Cuando se quieren exhibir los logros de la Revolución cubana, siempre se menciona la educación: ahora todos los niños van a la escuela y la tasa de alfabetización es del 93%. Para valorar este dato, no hay que olvidar que la Cuba precastrista tenía también un alto nivel educativo: la tasa de alfabetización de la isla era ya del 80%, semejante a la de Chile y Costa Rica. Para una población de 6 millones de personas, en la enseñanza estatal había 30.000 aulas primarias en las que 34.000 maestros titulados daban clase a 1.300.000 niños. Si el esfuerzo educativo de la revolución no partió de cero, en un aspecto sí puede decirse que hizo tabula rasa: las escuelas privadas donde estudiaban 200.000 alumnos pasaron a manos del Estado, que confiscó así la libertad de enseñanza junto a las demás libertades cívicas.
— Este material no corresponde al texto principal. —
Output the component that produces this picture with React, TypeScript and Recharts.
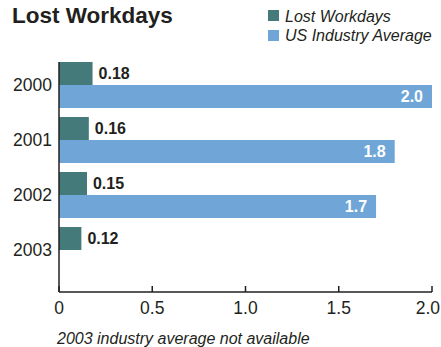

Y es que el afán castrista por asegurar la educación de todos los niños es inseparable del empeño de que ninguno escape al adoctrinamiento oficial: himnos y eslóganes revolucionarios para empezar el día; programas y textos únicos, sobre los que los padres no tienen nada que opinar; durante el fin de semana, frecuentes actividades extraescolares entre las que no faltan las de carácter político; de vez en cuando, «Domingos de Defensa», en los que practican cómo defenderse frente al enemigo norteamericano siempre al acecho.
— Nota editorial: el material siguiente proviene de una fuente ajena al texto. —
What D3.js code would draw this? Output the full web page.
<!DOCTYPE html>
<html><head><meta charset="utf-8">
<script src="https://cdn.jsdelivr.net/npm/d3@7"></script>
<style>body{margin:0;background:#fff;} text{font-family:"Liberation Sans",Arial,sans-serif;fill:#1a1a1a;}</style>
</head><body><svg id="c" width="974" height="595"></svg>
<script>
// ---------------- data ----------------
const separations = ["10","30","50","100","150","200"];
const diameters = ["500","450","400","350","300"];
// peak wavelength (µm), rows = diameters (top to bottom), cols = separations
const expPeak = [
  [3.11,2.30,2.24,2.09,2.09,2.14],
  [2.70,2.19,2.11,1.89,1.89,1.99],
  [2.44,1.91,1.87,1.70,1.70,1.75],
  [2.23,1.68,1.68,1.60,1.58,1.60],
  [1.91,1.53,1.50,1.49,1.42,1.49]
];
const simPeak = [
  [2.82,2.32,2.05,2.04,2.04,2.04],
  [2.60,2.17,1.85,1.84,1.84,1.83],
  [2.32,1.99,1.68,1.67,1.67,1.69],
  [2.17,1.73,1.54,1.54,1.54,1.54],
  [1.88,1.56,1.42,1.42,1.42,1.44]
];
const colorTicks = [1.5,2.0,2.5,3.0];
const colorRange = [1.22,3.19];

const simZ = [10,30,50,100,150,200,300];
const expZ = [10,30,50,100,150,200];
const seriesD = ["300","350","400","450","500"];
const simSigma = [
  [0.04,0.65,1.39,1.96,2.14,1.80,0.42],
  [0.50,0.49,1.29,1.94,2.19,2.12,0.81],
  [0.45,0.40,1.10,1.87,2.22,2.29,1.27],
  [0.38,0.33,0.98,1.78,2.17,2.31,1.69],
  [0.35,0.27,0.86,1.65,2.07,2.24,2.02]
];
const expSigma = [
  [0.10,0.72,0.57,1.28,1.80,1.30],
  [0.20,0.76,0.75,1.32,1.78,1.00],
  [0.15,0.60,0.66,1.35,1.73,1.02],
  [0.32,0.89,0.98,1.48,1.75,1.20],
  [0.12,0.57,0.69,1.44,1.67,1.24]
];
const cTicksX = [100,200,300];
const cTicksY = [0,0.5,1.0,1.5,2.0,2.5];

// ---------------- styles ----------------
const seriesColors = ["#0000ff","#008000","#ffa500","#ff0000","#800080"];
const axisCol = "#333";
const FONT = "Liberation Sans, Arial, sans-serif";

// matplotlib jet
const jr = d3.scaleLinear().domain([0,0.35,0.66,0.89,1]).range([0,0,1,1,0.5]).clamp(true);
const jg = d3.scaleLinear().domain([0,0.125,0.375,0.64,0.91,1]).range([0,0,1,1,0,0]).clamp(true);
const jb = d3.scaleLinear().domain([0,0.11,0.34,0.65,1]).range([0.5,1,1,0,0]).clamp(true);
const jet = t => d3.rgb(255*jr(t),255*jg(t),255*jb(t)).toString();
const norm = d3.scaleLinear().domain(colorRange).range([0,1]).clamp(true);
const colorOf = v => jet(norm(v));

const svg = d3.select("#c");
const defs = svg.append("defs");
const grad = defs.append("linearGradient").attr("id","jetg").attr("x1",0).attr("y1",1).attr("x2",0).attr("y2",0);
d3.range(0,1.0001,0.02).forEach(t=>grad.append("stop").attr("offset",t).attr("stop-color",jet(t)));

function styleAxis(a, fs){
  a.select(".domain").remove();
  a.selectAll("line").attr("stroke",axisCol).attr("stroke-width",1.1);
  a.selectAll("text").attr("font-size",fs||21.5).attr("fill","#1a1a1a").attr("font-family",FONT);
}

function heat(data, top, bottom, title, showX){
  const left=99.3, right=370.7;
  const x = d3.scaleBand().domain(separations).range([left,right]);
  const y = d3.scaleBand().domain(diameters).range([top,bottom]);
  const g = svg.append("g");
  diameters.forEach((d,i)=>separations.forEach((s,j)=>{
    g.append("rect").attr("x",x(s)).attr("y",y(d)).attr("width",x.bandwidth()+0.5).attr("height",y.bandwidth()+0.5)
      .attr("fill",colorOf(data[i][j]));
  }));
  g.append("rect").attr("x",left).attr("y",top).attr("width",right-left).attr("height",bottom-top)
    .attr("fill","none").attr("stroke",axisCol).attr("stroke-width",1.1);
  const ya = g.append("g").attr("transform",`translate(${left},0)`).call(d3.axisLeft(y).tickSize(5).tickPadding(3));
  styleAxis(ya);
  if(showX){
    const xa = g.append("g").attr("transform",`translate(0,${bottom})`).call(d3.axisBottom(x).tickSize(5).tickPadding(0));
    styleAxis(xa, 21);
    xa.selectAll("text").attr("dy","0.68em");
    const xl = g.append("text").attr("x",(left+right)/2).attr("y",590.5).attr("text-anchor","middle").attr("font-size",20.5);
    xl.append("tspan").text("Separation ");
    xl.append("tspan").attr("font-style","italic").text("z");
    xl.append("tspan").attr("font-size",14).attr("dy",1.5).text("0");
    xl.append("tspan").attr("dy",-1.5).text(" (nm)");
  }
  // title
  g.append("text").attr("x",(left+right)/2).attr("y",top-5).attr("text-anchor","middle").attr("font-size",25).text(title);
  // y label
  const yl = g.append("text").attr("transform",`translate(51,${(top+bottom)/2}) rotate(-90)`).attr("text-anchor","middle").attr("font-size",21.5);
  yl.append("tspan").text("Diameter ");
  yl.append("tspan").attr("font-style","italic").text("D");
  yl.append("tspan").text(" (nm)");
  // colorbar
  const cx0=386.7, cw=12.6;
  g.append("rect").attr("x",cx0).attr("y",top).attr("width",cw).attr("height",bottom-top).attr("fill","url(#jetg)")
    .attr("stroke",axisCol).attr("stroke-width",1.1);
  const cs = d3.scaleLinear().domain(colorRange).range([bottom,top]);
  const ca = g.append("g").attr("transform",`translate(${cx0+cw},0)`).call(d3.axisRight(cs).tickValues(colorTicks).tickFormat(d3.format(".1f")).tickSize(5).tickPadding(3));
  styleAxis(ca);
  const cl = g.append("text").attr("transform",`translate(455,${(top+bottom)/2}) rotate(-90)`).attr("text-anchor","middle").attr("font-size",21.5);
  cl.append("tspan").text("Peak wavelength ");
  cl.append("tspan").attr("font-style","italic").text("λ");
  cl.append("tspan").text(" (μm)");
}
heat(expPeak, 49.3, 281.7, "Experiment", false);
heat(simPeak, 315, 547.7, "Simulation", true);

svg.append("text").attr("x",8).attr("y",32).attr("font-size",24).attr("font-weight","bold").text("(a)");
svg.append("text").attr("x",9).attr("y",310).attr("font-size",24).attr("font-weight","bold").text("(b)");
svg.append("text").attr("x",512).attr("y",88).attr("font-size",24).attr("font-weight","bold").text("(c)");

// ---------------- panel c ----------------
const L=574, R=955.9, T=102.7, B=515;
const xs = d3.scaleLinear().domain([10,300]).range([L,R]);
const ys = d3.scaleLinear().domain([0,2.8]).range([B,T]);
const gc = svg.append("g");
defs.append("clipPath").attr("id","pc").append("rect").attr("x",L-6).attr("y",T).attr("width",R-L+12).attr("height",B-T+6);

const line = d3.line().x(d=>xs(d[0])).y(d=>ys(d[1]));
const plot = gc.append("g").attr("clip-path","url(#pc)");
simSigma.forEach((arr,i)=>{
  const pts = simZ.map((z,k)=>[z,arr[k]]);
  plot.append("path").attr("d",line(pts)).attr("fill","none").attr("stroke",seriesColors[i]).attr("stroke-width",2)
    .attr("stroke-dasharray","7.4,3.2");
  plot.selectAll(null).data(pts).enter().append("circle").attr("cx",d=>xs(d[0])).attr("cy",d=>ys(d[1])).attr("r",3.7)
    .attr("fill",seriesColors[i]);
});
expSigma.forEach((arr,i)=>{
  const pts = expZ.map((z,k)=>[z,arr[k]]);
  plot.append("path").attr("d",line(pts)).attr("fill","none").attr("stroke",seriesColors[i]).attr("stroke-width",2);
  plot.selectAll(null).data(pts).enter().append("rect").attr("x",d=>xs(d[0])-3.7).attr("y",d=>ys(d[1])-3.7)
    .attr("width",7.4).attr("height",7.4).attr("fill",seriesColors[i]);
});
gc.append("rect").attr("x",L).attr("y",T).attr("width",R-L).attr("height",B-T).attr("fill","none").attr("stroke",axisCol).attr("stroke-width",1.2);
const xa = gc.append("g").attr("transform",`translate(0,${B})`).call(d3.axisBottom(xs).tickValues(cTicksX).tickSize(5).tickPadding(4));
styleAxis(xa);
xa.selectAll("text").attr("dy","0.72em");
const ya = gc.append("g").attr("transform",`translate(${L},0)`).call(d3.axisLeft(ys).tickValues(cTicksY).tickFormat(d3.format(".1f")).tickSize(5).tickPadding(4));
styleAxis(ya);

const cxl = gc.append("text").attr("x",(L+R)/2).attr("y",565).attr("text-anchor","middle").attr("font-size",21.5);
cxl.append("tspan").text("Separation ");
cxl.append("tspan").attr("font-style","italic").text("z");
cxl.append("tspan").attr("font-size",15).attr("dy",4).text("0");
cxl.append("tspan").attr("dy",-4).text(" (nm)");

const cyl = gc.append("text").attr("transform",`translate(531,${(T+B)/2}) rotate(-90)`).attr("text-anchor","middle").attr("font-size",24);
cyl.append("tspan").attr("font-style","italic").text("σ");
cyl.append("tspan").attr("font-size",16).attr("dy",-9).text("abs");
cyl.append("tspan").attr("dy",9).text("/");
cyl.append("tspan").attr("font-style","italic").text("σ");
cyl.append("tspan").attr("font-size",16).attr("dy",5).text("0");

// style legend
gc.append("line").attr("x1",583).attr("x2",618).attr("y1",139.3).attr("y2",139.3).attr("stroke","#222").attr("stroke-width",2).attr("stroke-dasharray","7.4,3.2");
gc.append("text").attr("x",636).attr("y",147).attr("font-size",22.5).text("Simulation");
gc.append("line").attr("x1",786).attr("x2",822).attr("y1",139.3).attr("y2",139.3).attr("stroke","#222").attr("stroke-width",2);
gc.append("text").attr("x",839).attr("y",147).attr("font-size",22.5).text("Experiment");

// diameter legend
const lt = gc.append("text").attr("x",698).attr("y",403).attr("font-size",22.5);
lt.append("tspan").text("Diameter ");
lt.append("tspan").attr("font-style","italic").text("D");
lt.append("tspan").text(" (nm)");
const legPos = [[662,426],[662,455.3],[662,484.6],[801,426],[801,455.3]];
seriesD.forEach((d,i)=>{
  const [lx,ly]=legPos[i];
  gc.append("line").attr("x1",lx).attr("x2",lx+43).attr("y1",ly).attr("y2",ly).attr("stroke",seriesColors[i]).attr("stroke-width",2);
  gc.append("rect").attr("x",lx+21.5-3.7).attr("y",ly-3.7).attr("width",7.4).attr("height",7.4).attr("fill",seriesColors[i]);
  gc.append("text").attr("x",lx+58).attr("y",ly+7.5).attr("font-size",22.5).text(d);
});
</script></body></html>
Si a algo aprenden también muchos niños cubanos es a llevar una doble vida. Pues la doctrina revolucionaria de la escuela cada vez coincide menos con lo que oyen y viven en casa, según reflejaba un reciente reportaje de la corresponsal del New York Times en La Habana. Los maestros les enseñan que Estados Unidos es la fuente de todos los males, mientras que a menudo sus padres declaran su deseo de emigrar allí. Al joven pionero le inculcan en la escuela que hay que defender a Cuba contra el imperialismo capitalista; pero al salir de clase corre a abrir las puertas de los coches de los turistas para conseguir propinas. Con frecuencia los padres ridiculizan los eslóganes y canciones revolucionarias que los niños aprenden en la escuela, o discuten abiertamente las tesis oficiales.

Por supuesto, los padres se preocupan de inculcar a sus hijos que lo que oyen en casa no tienen que repetirlo en la escuela, como tampoco hay que contar si la familia redondea sus ingresos con alguno de esos negocios privados aún prohibidos por el régimen. Así se desarrolla esa cultura del disimulo y la mentira, típica de los regímenes comunistas.

Esta esquizofrenia no se produciría si hubiera una variedad de escuelas libres entre las que los padres pudieran escoger. Así, los maestros no se convertirían en altavoces de la propaganda oficial y los padres podrían llevar a sus hijos a una escuela acorde con su modo de entender la educación, donde hubiera una sintonía entre lo que oyen en casa y lo que les dicen en clase. Se comprende que muchos padres presentes en la homilía que Juan Pablo II pronunció en Santa Clara durante su reciente visita a la isla, aplaudieran cuando dijo: «Los padres deben ser reconocidos como los primeros y principales educadores de sus hijos», de modo que «deben poder escoger para sus hijos el estilo pedagógico, los contenidos éticos y cívicos, y la inspiración religiosa en los que desean formarlos integralmente».

Pero el régimen castrista todavía no ha alcanzado ese logro educativo. Quizá porque presiente que la libertad de enseñanza es algo demasiado revolucionario, incompatible con el monopolio del poder por una ideología.